Not only was there testimony that Wife could conceivably work, evidence was presented
at trial showing that Wife previously earned her Master Herbalist degree as well as a
reflexology certificate. Wife’s experience also included earning college credit and
development of a website.
[¶15] Wife counters Husband’s above points by again comparing her case to Stevens.
However, we conclude that there are differences in Stevens such that we cannot conclude
there was an abuse of discretion in this case. In Stevens, mother attempted and failed to
find employment, compared to no attempt by Wife to find employment in her related
field. Also in Stevens, mother was still caring for two young children, whereas here, the
children have left the home. Though Wife asserts that she was not able to build a career
during the marriage, as was the case in Stevens, we point out that her schooling was done
during the marriage. While these differences may seem nominal, the trial court is in the
best position to assess the witnesses’ credibility and weigh their testimony. Raymond v.

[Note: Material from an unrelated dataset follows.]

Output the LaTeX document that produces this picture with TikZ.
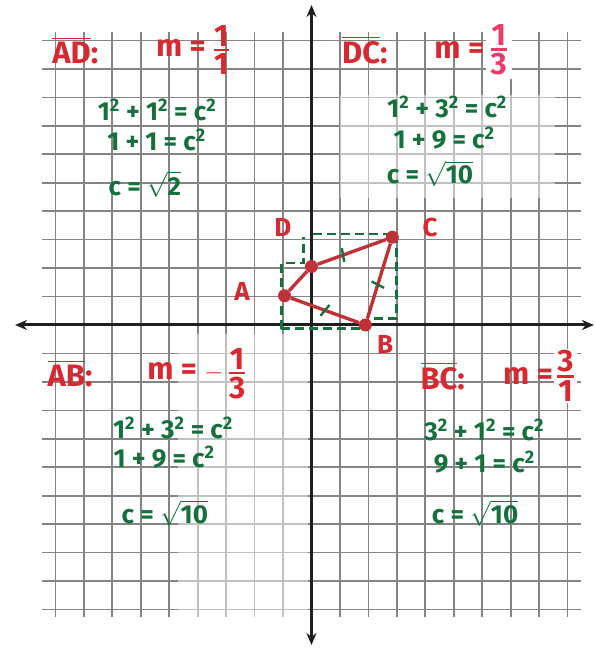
\documentclass[tikz,border=0pt]{standalone}
\usepackage{amsmath}
\usepackage{fontspec}
\setmainfont{Fira Sans}
\usetikzlibrary{arrows.meta,calc}
\definecolor{penRed}{RGB}{214,42,50}
\definecolor{penPink}{RGB}{236,58,105}
\definecolor{penGreen}{RGB}{22,112,62}
\definecolor{gridGray}{RGB}{132,132,132}
\definecolor{segRed}{RGB}{192,50,58}
\newcommand{\penfrac}[2]{\genfrac{}{}{2.6pt}{}{\mbox{#1}}{\mbox{#2}}}
\newcommand{\sq}{\textsuperscript{2}}
\newcommand{\penroot}[1]{$\smash{\sqrt{\mbox{#1}}}$}

\begin{document}
\begin{tikzpicture}[x=26.95pt,y=29.25pt,
    gridline/.style={draw=gridGray,line width=1.7pt},
    faded/.style={fill=white,opacity=0.5},
    axis/.style={draw=black!88,line width=3pt,
      {Stealth[length=12pt,width=10pt]}-{Stealth[length=12pt,width=10pt]}},
    side/.style={draw=segRed,line width=3.4pt},
    guide/.style={draw=penGreen,line width=2.4pt,dash pattern=on 9pt off 5pt},
    tick/.style={draw=penGreen,line width=2.4pt},
    pt/.style={circle,fill=segRed,inner sep=0pt,minimum size=13pt},
    vlabel/.style={text=penRed,font=\fontsize{26}{28}\selectfont\bfseries},
    slope/.style={text=penRed,font=\fontsize{31}{33}\selectfont\bfseries,inner sep=1pt},
    work/.style={text=penGreen,font=\fontsize{26}{28}\selectfont\bfseries,inner sep=0pt}
  ]
  \useasboundingbox (-11.558,-11.043) rectangle (10.519,11.111);

  % graph paper and axes
  \draw[gridline] (-10,-10) grid (10,10);
  \fill[faded] (1.06,4.34) rectangle (9.04,7.86);
  \fill[faded] (-4.95,-10.05) rectangle (-0.12,-0.3);
  \draw[axis] (-11.0,0) -- (10.48,0);
  \draw[axis] (0,-10.94) -- (0,10.94);

  % right-triangle guides (green, dashed)
  \draw[guide] (-1.12,-0.12) -- (-1.12,2.12) -- (-0.3,2.12) -- (-0.3,3.0);
  \draw[guide] (0.05,3.12) -- (3.15,3.12) -- (3.15,0.22) -- (2.05,0.22);
  \draw[guide] (-1.12,-0.12) -- (1.85,-0.12);

  % the quadrilateral ABCD
  \node[pt] (A) at (-1,1) {};
  \node[pt] (B) at (2,0) {};
  \node[pt] (C) at (3,3) {};
  \node[pt] (D) at (0,2) {};
  \draw[side] (A) -- (B) -- (C) -- (D) -- (A);

  % congruence ticks
  \draw[tick] ($(D)!0.39!(C)!7pt!80:(C)$) -- ($(D)!0.39!(C)!-7pt!80:(C)$);
  \draw[tick] ($(B)!0.46!(C)!7pt!80:(C)$) -- ($(B)!0.46!(C)!-7pt!80:(C)$);
  \draw[tick] ($(A)!0.5!(B)!7pt!70:(B)$) -- ($(A)!0.5!(B)!-7pt!70:(B)$);

  \node[vlabel] (labA) at (-2.58,1.13) {A};
  \node[vlabel] (labB) at (2.73,-0.68) {B};
  \node[vlabel] (labC) at (4.40,3.32) {C};
  \node[vlabel] (labD) at (-1.06,3.32) {D};

  % slopes
  \node[slope] (adName) at (-8.76,9.40) {$\overline{\mbox{AD}}$:};
  \node[slope] (adSlope) at (-4.4,9.40) {m = $\penfrac{1}{1}$};
  \node[slope] (dcName) at (1.98,9.40) {$\overline{\mbox{DC}}$:};
  \node[slope,anchor=east] (dcSlope) at (6.45,9.40) {m =};
  \node[slope,text=penPink,fill=white,inner sep=4pt,anchor=west] (dcFrac)
    at (dcSlope.east) {$\penfrac{1}{3}$};
  \node[slope] (abName) at (-8.96,-1.66) {$\overline{\mbox{AB}}$:};
  \node[slope] (abSlope) at (-4.25,-1.66) {m = $-\,\penfrac{1}{3}$};
  \node[slope] (bcName) at (4.87,-1.74) {$\overline{\mbox{BC}}$:};
  \node[slope,anchor=east] (bcSlope) at (9.0,-1.74) {m =};
  \node[slope,fill=white,inner sep=2pt,anchor=west] (bcFrac)
    at (bcSlope.east) {$\penfrac{3}{1}$};

  % Pythagoras on each side
  \node[work] (adOne) at (-5.73,7.35) {1\sq{} + 1\sq{} = c\sq};
  \node[work] (adTwo) at (-5.75,6.32) {1 + 1 = c\sq};
  \node[work] (adThree) at (-6.18,4.68) {c = \penroot{2}};

  \node[work] (dcOne) at (5.03,7.45) {1\sq{} + 3\sq{} = c\sq};
  \node[work] (dcTwo) at (4.92,6.39) {1 + 9 = c\sq};
  \node[work] (dcThree) at (4.40,5.06) {c = \penroot{10}};

  \node[work] (abOne) at (-5.14,-3.52) {1\sq{} + 3\sq{} = c\sq};
  \node[work] (abTwo) at (-5.47,-4.51) {1 + 9 = c\sq};
  \node[work] (abThree) at (-5.44,-6.56) {c = \penroot{10}};

  \node[work] (bcOne) at (6.41,-3.59) {3\sq{} + 1\sq{} = c\sq};
  \node[work] (bcTwo) at (6.41,-4.68) {9 + 1 = c\sq};
  \node[work] (bcThree) at (6.07,-6.56) {c = \penroot{10}};
\end{tikzpicture}
\end{document}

Raymond, 956 P.2d 329, 332 (Wyo. 1998). We, therefore, give considerable deference to
its findings. Id.
[¶16] Finally, our conclusion that the district court did not abuse its discretion in not
awarding alimony is bolstered by the district court’s division of property. The court
equally divided the marital home equity and also gave Wife half of Husband’s retirement
account. The court also awarded to Wife the newer vehicle of the two at issue. In doing
so, the trial court heeded this Court’s previous statement that while in some cases
“alimony [may be] a necessity, ... under ordinary circumstances it should be recognized
that one spouse should not have a perpetual claim on the earnings of the other; that
divorce, insofar as possible should sever the ties of the parties and they should begin to
start their lives anew.” Grosskopf, 677 P.2d at 821.
CONCLUSION
[¶17] The district court is affirmed.